:: REQUIRED TASK ::
Your output is the lines from the first one to the one containing "from matplotlib.legend_handler import", repeated exactly, with images left out.

:: SUPPLIED INFORMATION ::
======

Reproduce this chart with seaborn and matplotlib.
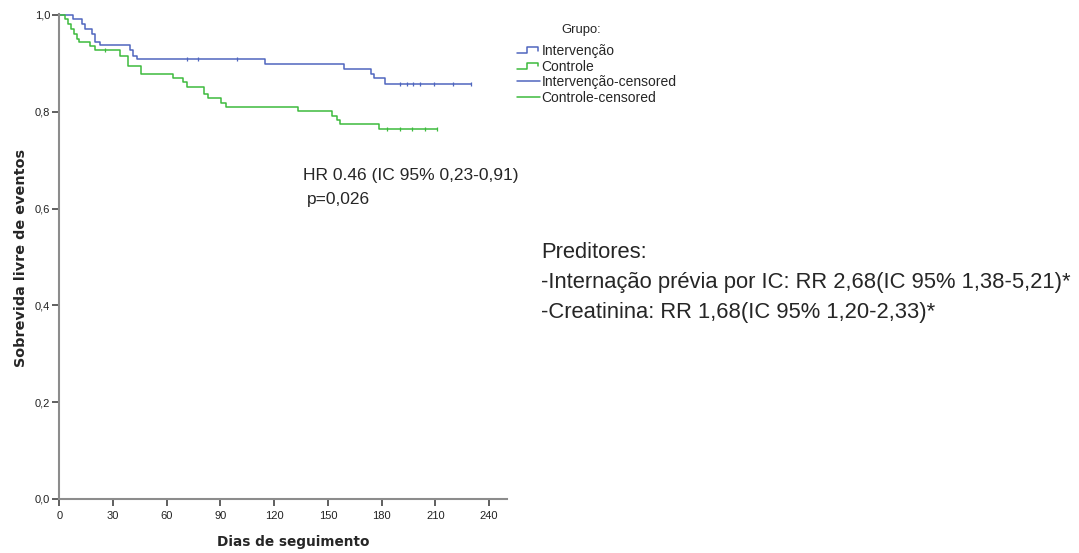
import numpy as np
import pandas as pd
import matplotlib
matplotlib.use('Agg')
import matplotlib.pyplot as plt
import seaborn as sns
from matplotlib.lines import Line2D
from matplotlib.legend_handler import HandlerBase

# Kaplan-Meier steps (days, survival)
interv_days = [0, 7.8, 12.5, 14.4, 18.5, 20, 22.7, 39.5, 41.3, 43.6, 115, 159, 174, 175.5, 181.6, 230]
interv_surv = [1.0, 0.992, 0.982, 0.972, 0.961, 0.945, 0.937, 0.927, 0.916, 0.908, 0.899, 0.889, 0.879, 0.869, 0.858, 0.858]
ctrl_days = [0, 3.2, 5, 6.5, 8.4, 9.7, 11, 17.2, 20, 34, 38.5, 45.5, 63.3, 69.3, 71.5,
             80.8, 83.2, 90.2, 93.1, 133.5, 152, 155, 157, 178.6, 211]
ctrl_surv = [1.0, 0.992, 0.982, 0.972, 0.961, 0.951, 0.945, 0.935, 0.927, 0.916, 0.895, 0.878, 0.869, 0.861, 0.852,
             0.837, 0.828, 0.819, 0.809, 0.801, 0.792, 0.783, 0.775, 0.765, 0.765]
interv_censor = [71.5, 77.7, 99.4, 190, 194, 197.6, 201.5, 209, 220, 230]
ctrl_censor = [25.5, 183, 190, 197, 204, 211]

x_ticks = [0, 30, 60, 90, 120, 150, 180, 210, 240]
y_ticks = [0.0, 0.2, 0.4, 0.6, 0.8, 1.0]
y_ticklabels = ['0,0', '0,2', '0,4', '0,6', '0,8', '1,0']

groups = ['Intervenção', 'Controle']
colors = {'Intervenção': '#4f66bf', 'Controle': '#3dbb3d'}


class StepHandler(HandlerBase):
    # little step icon like the SPSS legend
    def create_artists(self, legend, orig_handle, xdescent, ydescent, width, height, fontsize, trans):
        xs = np.array([0, 0.45, 0.45, 0.9, 0.9]) * width - xdescent
        ys = np.array([0.2, 0.2, 0.8, 0.8, 0.45]) * height - ydescent
        line = Line2D(xs, ys, color=orig_handle.get_color(), lw=orig_handle.get_linewidth())
        line.set_transform(trans)
        return [line]


def surv_at(days, surv, t):
    idx = np.searchsorted(days, t, side='right') - 1
    return np.array(surv)[idx]


sns.set_style('white')
plt.rcParams['font.family'] = ['Liberation Sans', 'DejaVu Sans']

df = pd.concat([
    pd.DataFrame({'dias': interv_days, 'sobrevida': interv_surv, 'grupo': 'Intervenção'}),
    pd.DataFrame({'dias': ctrl_days, 'sobrevida': ctrl_surv, 'grupo': 'Controle'}),
])

fig = plt.figure(figsize=(10.79, 5.53), dpi=100)
ax = fig.add_axes([59.3 / 1079, 1 - 499 / 553, (507 - 59.3) / 1079, (499 - 14) / 553])

sns.lineplot(data=df, x='dias', y='sobrevida', hue='grupo', palette=colors, hue_order=groups,
             drawstyle='steps-post', estimator=None, sort=False, legend=False, linewidth=1.1, ax=ax)

for g, d, s, c in [('Intervenção', interv_days, interv_surv, interv_censor),
                   ('Controle', ctrl_days, ctrl_surv, ctrl_censor)]:
    ax.plot(c, surv_at(d, s, c), linestyle='none', marker='|', ms=3, mew=0.9, color=colors[g])

ax.set_xlim(0, 250)
ax.set_ylim(0, 1.002)
ax.set_xticks(x_ticks)
ax.set_yticks(y_ticks)
ax.set_yticklabels(y_ticklabels)
ax.tick_params(direction='out', length=5, width=1.2, color='#444444', labelsize=8, pad=1.5,
               labelcolor='#222222')
ax.tick_params(axis='x', bottom=True, pad=3.5)
ax.tick_params(axis='y', left=True)
for side in ['top', 'right']:
    ax.spines[side].set_visible(False)
for side in ['left', 'bottom']:
    ax.spines[side].set_color('#8c8c8c')
    ax.spines[side].set_linewidth(1.5)

ax.set_xlabel('Dias de seguimento', fontsize=9.8, fontweight='bold', family='DejaVu Sans')
ax.set_ylabel('Sobrevida livre de eventos', fontsize=10.4, fontweight='bold', family='DejaVu Sans')
ax.xaxis.set_label_coords((293 - 59.3) / 447.7, -(535 - 499) / 485)
ax.yaxis.set_label_coords(-(59.3 - 28) / 447.7, 0.497)

# legend
handles = [Line2D([], [], color=colors['Intervenção'], lw=1.1),
           Line2D([], [], color=colors['Controle'], lw=1.1),
           Line2D([], [], color=colors['Intervenção'], lw=1.1),
           Line2D([], [], color=colors['Controle'], lw=1.1)]
labels = ['Intervenção', 'Controle', 'Intervenção-censored', 'Controle-censored']
fig.text(581 / 1079, 1 - 30 / 553, 'Grupo:', ha='center', va='center', fontsize=9.4)
fig.legend(handles, labels, loc='upper left', bbox_to_anchor=(517 / 1079, 1 - 44 / 553),
           frameon=False, fontsize=10, handlelength=1.65, handletextpad=0.12, labelspacing=0.12,
           borderpad=0, borderaxespad=0,
           handler_map={handles[0]: StepHandler(), handles[1]: StepHandler()})

# annotations
fig.text(303 / 1079, 1 - 180 / 553, 'HR 0.46 (IC 95% 0,23-0,91)', fontsize=12.5, va='baseline')
fig.text(307 / 1079, 1 - 204 / 553, 'p=0,026', fontsize=12.5, va='baseline')
fig.text(541 / 1079, 1 - 258 / 553, 'Preditores:', fontsize=15.8, va='baseline')
fig.text(541 / 1079, 1 - 288 / 553, '-Internação prévia por IC: RR 2,68(IC 95% 1,38-5,21)*',
         fontsize=15.8, va='baseline')
fig.text(541 / 1079, 1 - 318 / 553, '-Creatinina: RR 1,68(IC 95% 1,20-2,33)*', fontsize=15.8, va='baseline')

fig.savefig('out.png', dpi=100)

======

:: EXERCISE RESULT ::
Reproduce this chart with seaborn and matplotlib.
import numpy as np
import pandas as pd
import matplotlib
matplotlib.use('Agg')
import matplotlib.pyplot as plt
import seaborn as sns
from matplotlib.lines import Line2D
from matplotlib.legend_handler import HandlerBase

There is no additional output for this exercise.